# Exercise directions
Write out exactly the lines that run from the line containing "Write a Python" through the line containing "23, 0, 0, 0]"; both end lines belong to the answer.

# Dataset records
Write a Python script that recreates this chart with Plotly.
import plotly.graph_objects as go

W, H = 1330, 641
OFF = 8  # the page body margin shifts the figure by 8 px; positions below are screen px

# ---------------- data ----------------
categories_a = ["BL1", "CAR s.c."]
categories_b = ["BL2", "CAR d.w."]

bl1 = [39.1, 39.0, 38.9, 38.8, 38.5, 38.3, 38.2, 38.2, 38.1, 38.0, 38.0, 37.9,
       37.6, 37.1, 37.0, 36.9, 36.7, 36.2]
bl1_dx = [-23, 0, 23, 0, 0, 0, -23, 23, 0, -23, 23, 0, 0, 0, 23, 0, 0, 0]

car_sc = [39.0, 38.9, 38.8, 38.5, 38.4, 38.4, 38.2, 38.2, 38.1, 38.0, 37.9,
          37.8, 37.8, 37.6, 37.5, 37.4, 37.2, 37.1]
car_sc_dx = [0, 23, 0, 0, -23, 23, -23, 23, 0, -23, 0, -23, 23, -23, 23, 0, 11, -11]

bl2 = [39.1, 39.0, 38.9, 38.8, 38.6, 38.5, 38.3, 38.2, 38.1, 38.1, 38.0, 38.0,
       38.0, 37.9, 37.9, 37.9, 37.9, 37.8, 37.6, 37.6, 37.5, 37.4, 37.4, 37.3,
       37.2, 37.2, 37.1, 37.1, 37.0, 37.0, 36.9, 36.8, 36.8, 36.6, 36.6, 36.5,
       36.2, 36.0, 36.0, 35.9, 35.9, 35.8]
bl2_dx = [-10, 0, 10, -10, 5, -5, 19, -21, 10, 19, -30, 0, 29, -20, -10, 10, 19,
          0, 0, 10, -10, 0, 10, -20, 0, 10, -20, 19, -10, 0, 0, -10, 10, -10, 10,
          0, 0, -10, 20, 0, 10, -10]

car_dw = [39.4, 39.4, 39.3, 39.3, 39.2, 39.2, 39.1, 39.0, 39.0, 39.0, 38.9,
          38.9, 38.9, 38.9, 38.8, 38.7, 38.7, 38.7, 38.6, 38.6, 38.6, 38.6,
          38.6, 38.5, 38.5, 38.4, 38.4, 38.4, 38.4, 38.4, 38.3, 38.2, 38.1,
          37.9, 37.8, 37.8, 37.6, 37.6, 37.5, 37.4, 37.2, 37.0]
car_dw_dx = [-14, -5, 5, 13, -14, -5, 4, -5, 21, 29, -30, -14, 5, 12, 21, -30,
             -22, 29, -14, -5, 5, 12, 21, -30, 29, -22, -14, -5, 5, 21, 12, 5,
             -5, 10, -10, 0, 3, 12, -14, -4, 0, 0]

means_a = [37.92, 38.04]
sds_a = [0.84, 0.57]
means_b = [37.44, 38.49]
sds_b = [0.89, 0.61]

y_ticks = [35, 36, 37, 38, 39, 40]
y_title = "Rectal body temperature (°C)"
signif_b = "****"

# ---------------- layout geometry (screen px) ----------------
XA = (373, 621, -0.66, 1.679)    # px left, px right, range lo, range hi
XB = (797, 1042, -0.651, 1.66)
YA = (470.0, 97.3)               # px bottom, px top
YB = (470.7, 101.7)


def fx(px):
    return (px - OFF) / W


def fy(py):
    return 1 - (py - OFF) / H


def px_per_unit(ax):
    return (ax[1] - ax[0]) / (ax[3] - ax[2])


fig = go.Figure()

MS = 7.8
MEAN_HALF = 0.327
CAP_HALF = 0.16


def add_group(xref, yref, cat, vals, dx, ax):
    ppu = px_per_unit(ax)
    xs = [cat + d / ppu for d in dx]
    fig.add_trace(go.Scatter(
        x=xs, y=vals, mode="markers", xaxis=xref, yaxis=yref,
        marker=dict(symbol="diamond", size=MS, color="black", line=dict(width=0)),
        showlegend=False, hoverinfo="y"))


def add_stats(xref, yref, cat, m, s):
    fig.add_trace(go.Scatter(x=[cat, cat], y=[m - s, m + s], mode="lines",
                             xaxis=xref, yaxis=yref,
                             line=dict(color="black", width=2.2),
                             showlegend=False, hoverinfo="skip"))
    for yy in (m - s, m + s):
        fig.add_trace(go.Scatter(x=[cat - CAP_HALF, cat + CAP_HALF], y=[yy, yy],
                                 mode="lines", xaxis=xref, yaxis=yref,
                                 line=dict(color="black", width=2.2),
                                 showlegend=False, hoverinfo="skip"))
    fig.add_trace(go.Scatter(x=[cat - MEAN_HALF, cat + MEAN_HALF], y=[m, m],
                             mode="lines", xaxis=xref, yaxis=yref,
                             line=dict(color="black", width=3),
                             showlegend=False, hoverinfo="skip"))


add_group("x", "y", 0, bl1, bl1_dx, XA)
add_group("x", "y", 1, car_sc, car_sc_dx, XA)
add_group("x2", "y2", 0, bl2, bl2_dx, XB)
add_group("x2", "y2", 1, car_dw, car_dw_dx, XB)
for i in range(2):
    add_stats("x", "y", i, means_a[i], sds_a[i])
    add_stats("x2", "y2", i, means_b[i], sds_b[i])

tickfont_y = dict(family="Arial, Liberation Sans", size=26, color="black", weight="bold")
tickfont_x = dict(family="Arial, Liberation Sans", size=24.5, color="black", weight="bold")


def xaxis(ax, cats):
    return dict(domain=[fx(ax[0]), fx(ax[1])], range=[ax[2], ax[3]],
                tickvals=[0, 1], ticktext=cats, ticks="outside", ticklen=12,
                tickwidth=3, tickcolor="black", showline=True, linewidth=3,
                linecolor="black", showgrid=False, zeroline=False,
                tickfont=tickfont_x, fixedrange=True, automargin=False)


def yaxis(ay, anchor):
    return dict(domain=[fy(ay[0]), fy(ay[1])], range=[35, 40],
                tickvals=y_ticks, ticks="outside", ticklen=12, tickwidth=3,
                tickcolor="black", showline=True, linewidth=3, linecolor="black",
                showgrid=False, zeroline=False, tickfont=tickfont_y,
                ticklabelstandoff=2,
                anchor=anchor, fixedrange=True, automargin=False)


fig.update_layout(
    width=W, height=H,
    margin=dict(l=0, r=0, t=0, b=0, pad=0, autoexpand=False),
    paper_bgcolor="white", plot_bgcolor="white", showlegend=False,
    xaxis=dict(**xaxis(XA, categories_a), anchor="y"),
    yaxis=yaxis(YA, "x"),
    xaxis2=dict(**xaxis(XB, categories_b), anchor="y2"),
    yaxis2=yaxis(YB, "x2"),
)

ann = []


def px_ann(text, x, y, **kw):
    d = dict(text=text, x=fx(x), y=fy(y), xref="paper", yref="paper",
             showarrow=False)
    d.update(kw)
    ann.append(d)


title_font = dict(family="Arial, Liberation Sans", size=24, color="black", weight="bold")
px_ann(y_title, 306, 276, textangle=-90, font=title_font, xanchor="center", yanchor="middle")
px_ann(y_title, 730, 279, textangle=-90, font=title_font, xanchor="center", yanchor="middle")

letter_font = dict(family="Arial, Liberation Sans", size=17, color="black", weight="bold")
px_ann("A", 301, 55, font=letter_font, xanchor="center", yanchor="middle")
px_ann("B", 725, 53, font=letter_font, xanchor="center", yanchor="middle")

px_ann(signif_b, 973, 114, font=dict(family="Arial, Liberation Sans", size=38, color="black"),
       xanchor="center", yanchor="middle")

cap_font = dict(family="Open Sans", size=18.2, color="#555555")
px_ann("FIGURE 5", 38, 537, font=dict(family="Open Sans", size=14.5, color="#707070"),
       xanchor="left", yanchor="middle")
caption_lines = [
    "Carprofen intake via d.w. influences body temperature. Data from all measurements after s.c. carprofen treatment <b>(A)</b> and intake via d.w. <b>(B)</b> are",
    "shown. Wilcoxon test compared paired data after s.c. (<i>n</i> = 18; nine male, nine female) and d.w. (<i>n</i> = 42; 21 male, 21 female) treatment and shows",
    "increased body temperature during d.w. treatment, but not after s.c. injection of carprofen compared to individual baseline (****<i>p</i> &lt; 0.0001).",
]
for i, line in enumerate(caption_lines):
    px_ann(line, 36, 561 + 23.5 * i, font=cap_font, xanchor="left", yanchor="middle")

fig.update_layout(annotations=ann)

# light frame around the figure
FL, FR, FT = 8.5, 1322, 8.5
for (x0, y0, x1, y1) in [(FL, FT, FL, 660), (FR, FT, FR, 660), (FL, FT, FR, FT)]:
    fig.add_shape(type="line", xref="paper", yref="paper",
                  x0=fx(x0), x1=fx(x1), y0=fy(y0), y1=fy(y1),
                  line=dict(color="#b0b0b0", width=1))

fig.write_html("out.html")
---
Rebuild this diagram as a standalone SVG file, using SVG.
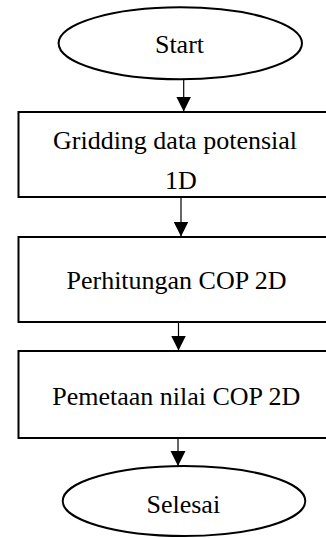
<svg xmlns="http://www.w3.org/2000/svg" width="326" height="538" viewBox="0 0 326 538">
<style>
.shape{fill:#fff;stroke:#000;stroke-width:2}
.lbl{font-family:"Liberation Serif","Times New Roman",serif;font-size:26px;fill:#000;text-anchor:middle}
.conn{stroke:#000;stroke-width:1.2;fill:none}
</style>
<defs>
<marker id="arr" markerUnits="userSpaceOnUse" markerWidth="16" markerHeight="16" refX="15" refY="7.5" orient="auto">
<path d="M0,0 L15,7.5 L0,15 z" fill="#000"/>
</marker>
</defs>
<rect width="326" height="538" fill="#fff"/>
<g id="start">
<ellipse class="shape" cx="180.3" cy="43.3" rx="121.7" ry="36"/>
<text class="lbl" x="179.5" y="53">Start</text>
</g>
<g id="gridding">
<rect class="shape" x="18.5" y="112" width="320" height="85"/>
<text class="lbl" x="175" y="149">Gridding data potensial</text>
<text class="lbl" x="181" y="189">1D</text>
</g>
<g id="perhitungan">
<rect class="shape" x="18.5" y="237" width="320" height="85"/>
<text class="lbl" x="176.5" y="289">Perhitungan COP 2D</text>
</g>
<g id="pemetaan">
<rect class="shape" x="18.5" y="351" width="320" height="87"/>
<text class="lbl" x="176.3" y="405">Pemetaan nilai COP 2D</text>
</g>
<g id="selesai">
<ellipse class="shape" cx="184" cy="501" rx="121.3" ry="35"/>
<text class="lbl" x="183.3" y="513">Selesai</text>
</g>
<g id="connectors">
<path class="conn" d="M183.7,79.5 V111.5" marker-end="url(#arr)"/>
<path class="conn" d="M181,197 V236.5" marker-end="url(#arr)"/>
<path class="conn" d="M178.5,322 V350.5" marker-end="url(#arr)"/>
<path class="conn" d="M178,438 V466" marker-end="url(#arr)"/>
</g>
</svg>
==
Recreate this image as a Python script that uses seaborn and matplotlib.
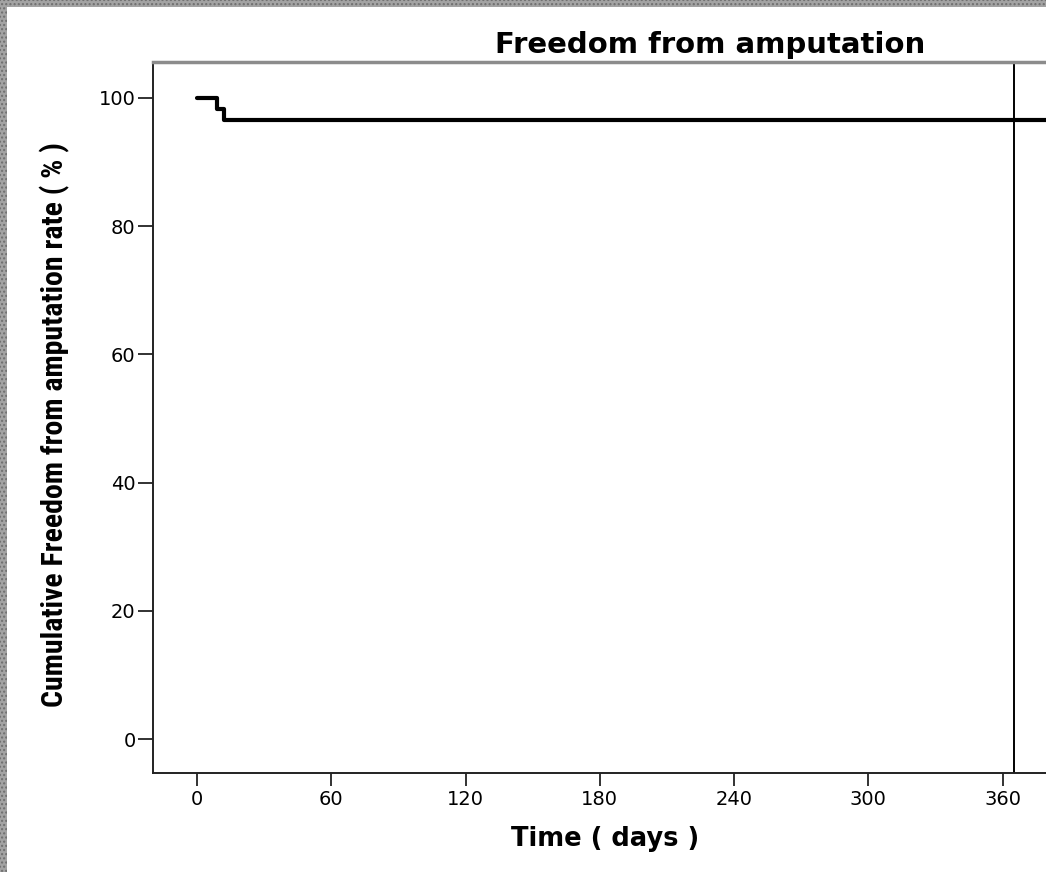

# The reply
Write a Python script that recreates this chart with Plotly.
import plotly.graph_objects as go

W, H = 1330, 641
OFF = 8  # the page body margin shifts the figure by 8 px; positions below are screen px

# ---------------- data ----------------
categories_a = ["BL1", "CAR s.c."]
categories_b = ["BL2", "CAR d.w."]

bl1 = [39.1, 39.0, 38.9, 38.8, 38.5, 38.3, 38.2, 38.2, 38.1, 38.0, 38.0, 37.9,
       37.6, 37.1, 37.0, 36.9, 36.7, 36.2]
bl1_dx = [-23, 0, 23, 0, 0, 0, -23, 23, 0, -23, 23, 0, 0, 0, 23, 0, 0, 0]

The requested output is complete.